The ownership will be higher on the SPs, because they’re guaranteed to pitch. But it’s not an advantage for any other reason. It’s been since 2021 since a pitcher threw more than one inning in an All Star Game (Corbin Burnes threw the 2nd and 3rd for the NL team). Most hitters will get 2-3 ABs, and hitters score points more quickly than pitchers do. A perfect inning for pitcher would be 8.25 (1 IP, 0 H, 0 ER, 0 BB, 3 K). Plus the win bonus could get somebody into double-digits, but you have no chance of getting 15+ points from a pitcher. So the hitters are more valuable for upside, but you’ll get a bunch of goose eggs from hitters while you probably won’t get any of those from these very good pitchers.
Here’s the NL team:
They have lost a lot of arms already. Skenes, Meyer, Webb, Misiorowski, Burns, Ashcraft, and Yamamoto won’t pitch because of injury or rest. That leaves the NL with ten arms. They’ll probably slice one inning up and let all of these guys get into the game.
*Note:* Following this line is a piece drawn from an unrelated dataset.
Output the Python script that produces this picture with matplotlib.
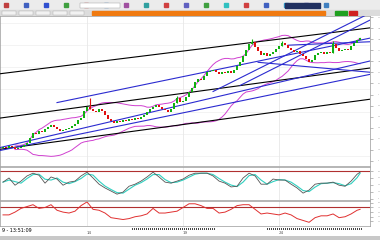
import numpy as np
import pandas as pd
import matplotlib
matplotlib.use("Agg")
import matplotlib.pyplot as plt
from matplotlib.patches import Rectangle

# Schlusskurse (Index-Punkte), eine Kerze pro Eintrag
closes = [19, 18, 20, 19, 17, 18, 19, 21, 23, 28,
          33, 32, 35, 34, 37, 39, 41, 39, 37, 35,
          36, 37, 38, 40, 42, 46, 48, 55, 59, 57,
          55, 54, 57, 55, 51, 47, 45, 43, 45, 44,
          46, 45, 47, 46, 48, 47, 49, 51, 54, 57,
          59, 61, 59, 57, 56, 54, 57, 63, 68, 64,
          65, 69, 74, 77, 83, 86, 85, 89, 93, 94,
          95, 93, 91, 93, 92, 94, 92, 95, 99, 103,
          109, 115, 121, 123, 118, 114, 110, 112, 109, 111,
          113, 116, 119, 122, 120, 117, 115, 113, 114, 111,
          109, 106, 103, 105, 110, 112, 113, 111, 113, 112,
          121, 117, 114, 115, 116, 115, 119, 122, 125, 127]
first_open = 18
# lange Dochte
spike_idx = [29, 58, 83, 93, 110]
spike_high = [68, 70, 126, 124, 124]

# Trendlinien: (start_i, start_v, durch_i, durch_v, farbe)
trendlinien = [
    (0, 92, 119, 136, "black"),
    (0, 48, 119, 96, "black"),
    (0, 17, 119, 65, "black"),
    (18, 63, 119, 125, "#2b2bd0"),
    (0, 19, 119, 102, "#2b2bd0"),
    (0, 16, 119, 89, "#2b2bd0"),
    (70, 74, 119, 147, "#2b2bd0"),
    (79, 80, 119, 140, "#2b2bd0"),
    (85, 103, 119, 94, "#2b2bd0"),
    (95, 120, 119, 123, "#2b2bd0"),
]

# Stochastik (jede 2. Kerze + letzte)
stoch = [48, 60, 39, 51, 66, 74, 68, 45, 63, 57,
         39, 48, 51, 66, 77, 60, 42, 31, 22, 13,
         19, 36, 42, 51, 63, 77, 63, 48, 45, 51,
         57, 68, 74, 74, 74, 66, 51, 45, 34, 36,
         60, 74, 66, 42, 42, 57, 54, 54, 42, 31,
         16, 25, 42, 45, 45, 48, 39, 36, 51, 71, 77]
# RSI (jede 2. Kerze + letzte)
rsi = [54, 54, 60, 68, 72, 76, 68, 70, 76, 64,
       60, 58, 62, 74, 82, 66, 64, 58, 48, 46,
       44, 46, 50, 52, 56, 68, 58, 58, 60, 62,
       70, 78, 78, 74, 68, 68, 58, 60, 66, 74,
       76, 76, 66, 56, 58, 56, 54, 58, 54, 46,
       42, 38, 48, 52, 52, 56, 48, 50, 56, 64, 66]
stoch_level = 80
rsi_level = 70

datum_idx = [28, 60, 92]
datum_txt = ["14", "19", "24"]

W, H = 380, 240


def rect(x0, y0, x1, y1):
    return [x0 / W, 1 - y1 / H, (x1 - x0) / W, (y1 - y0) / H]


def rahmen(a):
    a.yaxis.tick_right()
    a.tick_params(axis="y", length=2, width=0.4, colors="#888", labelsize=0)
    a.set_xticks([])
    for sp in a.spines.values():
        sp.set_color("#999")
        sp.set_linewidth(0.5)


fig = plt.figure(figsize=(3.8, 2.4), dpi=100)
fig.patch.set_facecolor("white")

n = len(closes)
idx = np.arange(n)
c = np.array(closes, dtype=float)
o = np.concatenate([[first_open], c[:-1]])
osc_x = np.append(np.arange(0, n, 2), n - 1)
xlim = (-1, 122.3)

# --- Toolbar oben ---
tb = fig.add_axes(rect(0, 0, 380, 16))
tb.set_xlim(0, 380)
tb.set_ylim(16, 0)
tb.axis("off")
tb.add_patch(Rectangle((0, 0), 380, 10, color="#ececec"))
tb.add_patch(Rectangle((0, 10), 380, 6, color="#dcdcdc"))
tb.add_patch(Rectangle((92, 11), 233, 4, color="#f07a10"))
icon_farben = ["#c04040", "#4060c0", "#3050d0", "#40a040", "#c04040", "#4080c0",
               "#a050a0", "#30a0a0", "#d04040", "#6060c0", "#40a040", "#30c0c0",
               "#d04040", "#4060c0", "#30a0d0", "#6060c0", "#4080c0"]
for k, f in enumerate(icon_farben):
    tb.add_patch(Rectangle((4 + k * 20, 3), 4, 4, color=f))
tb.add_patch(Rectangle((80, 2.5), 40, 5, color="white", ec="#999", lw=0.3))
tb.add_patch(Rectangle((285, 2.5), 35, 5, color="#203060"))
tb.add_patch(Rectangle((335, 11), 12, 4, color="#20a020"))
tb.add_patch(Rectangle((349, 11), 8, 4, color="#d02020"))
for k in range(5):
    tb.add_patch(Rectangle((2 + k * 17, 11), 14, 4, color="#f2f2f2", ec="#aaa", lw=0.3))

# --- Hauptchart ---
ax = fig.add_axes(rect(0, 16, 370, 166))
ax.set_xlim(*xlim)
ax.set_ylim(0, 149)
for y in range(10, 149, 22):
    ax.axhline(y, color="#eeeeee", lw=0.5, zorder=0)
for d in datum_idx:
    ax.axvline(d, color="#e8e8e8", lw=0.6, zorder=0)

# Bollinger
s = pd.Series(c)
mid = s.rolling(20, min_periods=5).mean()
sd = s.rolling(20, min_periods=5).std()
ax.plot(idx, mid + 2 * sd, color="#d040d0", lw=0.7, zorder=2)
ax.plot(idx, mid - 2 * sd, color="#d040d0", lw=0.7, zorder=2)

# Trendlinien
for i0, v0, i1, v1, farbe in trendlinien:
    steig = (v1 - v0) / (i1 - i0)
    xs = np.array([i0 if i0 > 0 else xlim[0], xlim[1]])
    ax.plot(xs, v0 + steig * (xs - i0), color=farbe, lw=0.8, zorder=3)

# Kerzen
farben = np.where(c >= o, "#10b010", "#e01010")
hoehe = np.maximum(np.abs(c - o), 0.7)
ax.vlines(spike_idx, [min(o[k], c[k]) for k in spike_idx], spike_high,
          color=[farben[k] for k in spike_idx], lw=0.8, zorder=4)
ax.bar(idx, hoehe, bottom=np.minimum(o, c), width=0.6, color=farben, zorder=4)
ax.set_yticks(range(5, 149, 11))
rahmen(ax)

# --- Stochastik ---
ax2 = fig.add_axes(rect(0, 167, 370, 200))
ax2.set_xlim(*xlim)
ax2.set_ylim(-4, 92)
ax2.axhline(stoch_level, color="#b03030", lw=0.8)
for d in datum_idx:
    ax2.axvline(d, color="#e8e8e8", lw=0.6, zorder=0)
st = pd.Series(stoch, dtype=float)
ax2.plot(osc_x, st.rolling(2, min_periods=1).mean(), color="#30d0c0", lw=0.8)
ax2.plot(osc_x, st, color="#555555", lw=0.6)
ax2.set_yticks([0, 20, 40, 60, 80])
rahmen(ax2)

# --- RSI ---
ax3 = fig.add_axes(rect(0, 201, 370, 226))
ax3.set_xlim(*xlim)
ax3.set_ylim(30, 84)
ax3.axhline(rsi_level, color="#b03030", lw=0.8)
for d in datum_idx:
    ax3.axvline(d, color="#e8e8e8", lw=0.6, zorder=0)
ax3.plot(osc_x, rsi, color="#e03030", lw=0.7)
ax3.set_yticks([40, 50, 60, 70, 80])
rahmen(ax3)

# --- Zeitachse ---
ax4 = fig.add_axes(rect(0, 226, 370, 236))
ax4.set_xlim(*xlim)
ax4.set_ylim(0, 1)
ax4.axis("off")
ax4.text(-0.5, 0.5, "9 - 13:51:09", fontsize=3.5, va="center", ha="left")
for d, t in zip(datum_idx, datum_txt):
    ax4.text(d, 0.3, t, fontsize=3, va="center", ha="left", color="#555")
ax4.plot([43, 71], [0.75, 0.75], color="#222", lw=1.2, ls=(0, (0.6, 0.6)))
ax4.plot([88, 119.5], [0.75, 0.75], color="#222", lw=1.2, ls=(0, (0.6, 0.6)))

bot = fig.add_axes(rect(0, 236, 380, 240))
bot.axis("off")
bot.add_patch(Rectangle((0, 0), 1, 1, color="#c8c8c8", transform=bot.transAxes))

fig.savefig("out.png", dpi=100)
So then your pitching pool should be:
Aroldis Chapman
Chris Sale
Bryan Baker
Cristopher Sanchez
Eduardo Rodriguez
Foster Griffin
Cade Smith
Jesus Luzardo
Drew Rasmussen
Dylan Cease
Jhoan Duran
Justin Wrobleski
Jacob Latz
Mason Miller
Joe Ryan
Louis Varland
Raisel Iglesias
Michael Wacha
Nick Martinez
Parker Messick
Riley O’Brien
The Phillies (Duran, Luzardo, Sanchez) are almost guaranteed to pitch being at home. And it makes sense to favor the huge strikeout guys (Mason Miller, the other relievers, etc.) while fading the pitch-to-contact guys (namely E-Rod and Wacha).
Hitters
The starters are going to be massively owned, because they have the check mark in the app and they’re guaranteed to get an AB, and probably 2-3 ABs overall. But the backups aren’t at a huge disadvantage.
Last year, both managers played it pretty clean. They’d just replace each guy with the guy coming into the same position. So Gleyber Torres led off and played 2B for the AL, got 2 ABs, and then Chisholm came in and finished the game as the other 2B.
You could then really break this down by each player’s position and see which spots the all star teams only have two guys at.
I don’t see anything glaring here. A lot of the guys on the rosters can play multiple infield positions, so there aren’t any situations where one guy is going to have play all nine innings cause he’s the only one at that position. There are three catchers and 3-4 first basemen on very team, but again - one or two of those 1B can also move over to 3B (Sal Stewart, Murakami).
The Plan
I’ll give you a data sheet to mess with, but I doubt many of you are out there grinding this Showdown. I probably shouldn’t be, either, but what else is a guy to do? In there you’ll find the pitcher availability that I showed above as well a breakdown of the hitters if they’re starting or not and what positions they are likely to play.
Clearly the play to try to take the top spot in a tourney is to go more after the reserve hitters. The starters will be way higher owned. So for the captain spot, it makes sense to use only reserve hitters. A seventh inning home run hitter is very likely to be the top scoring player.
I’d probably fade the starting SPs (Sanchez, Cease) entirely just because they’re going to get ownership and end up with 5-10 points at best. They won’t throw in the second inning, and the ownership just won’t be worth their actual upside.
The approach is just to spam in a bunch of lineups leaning heavily on the backup hitters. My favorite pitchers will probably be Luzardo and Duran as the hometown Phillies who are almost surely going to pitch (but not as a starter to get the big ownership), and the big-name relievers like Mason Miller who are pretty much a lock for a strikeout or two or three.
We’ll see how it comes together. I’ll probably end up throwing in 150 lineups somewhere with this approach and see how it goes.